I bought a 1955 boys Columbia tank bike with the original batteries still in the tank's horn button. They stated "Guaranteed Not To Leak"...and they didn't! I'm keeping them.


----------



## THEGOLDENGREEK (Jun 16, 2015)

Woow you did an amazing job Greg bike came out awesome! I'm glad you bought it enjoy it. Harpo the front fork is not bent on that bike its the illusion that the fender is giving you!!


----------



## HARPO (Jun 16, 2015)

THEGOLDENGREEK said:


> Woow you did an amazing job Greg bike came out awesome! I'm glad you bought it enjoy it. Harpo the front fork is not bent on that bike its the illusion that the fender is giving you!!

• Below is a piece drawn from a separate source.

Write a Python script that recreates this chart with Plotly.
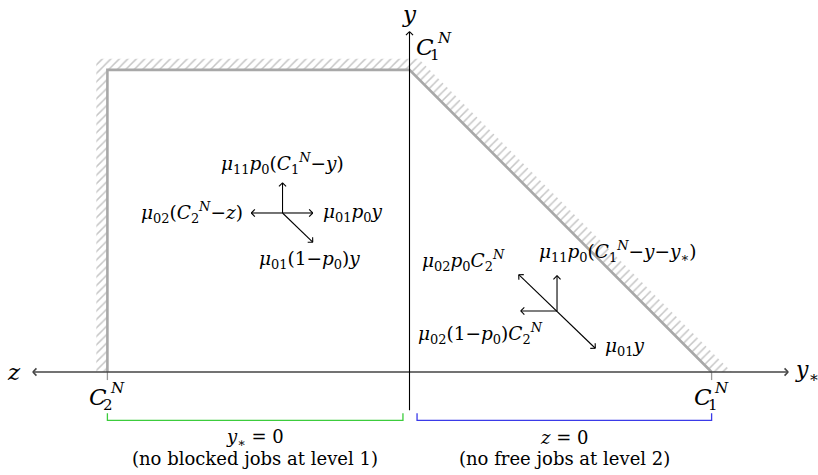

I guess I thought it just looked very close to to the frame. My old eyes, I guess 

fred


----------



## THEGOLDENGREEK (Jun 16, 2015)

Your right Fred it looks likeit but its not. That used to be my bike, plus I have another that's looks the same!


----------



## silvertonguedevil (Jun 16, 2015)

HARPO said:


> IT's incredible that after all those years that the batteries didn't leak enough to eat through the metal. You are one lucky guy! And I love seeing the 1942 date on it. I don't know where you'd keep them, but try to.



I've got 'em sitting on the shelf. I think they're really cool.


----------



## TheDXjedi (Jun 16, 2015)

nice job


----------



## scrubbinrims (Jun 19, 2015)

Great job...looks like you took your time and made some smart choices.
She appears a little dry, I'd rub her down with some oil to preserve your effort.
Chris


----------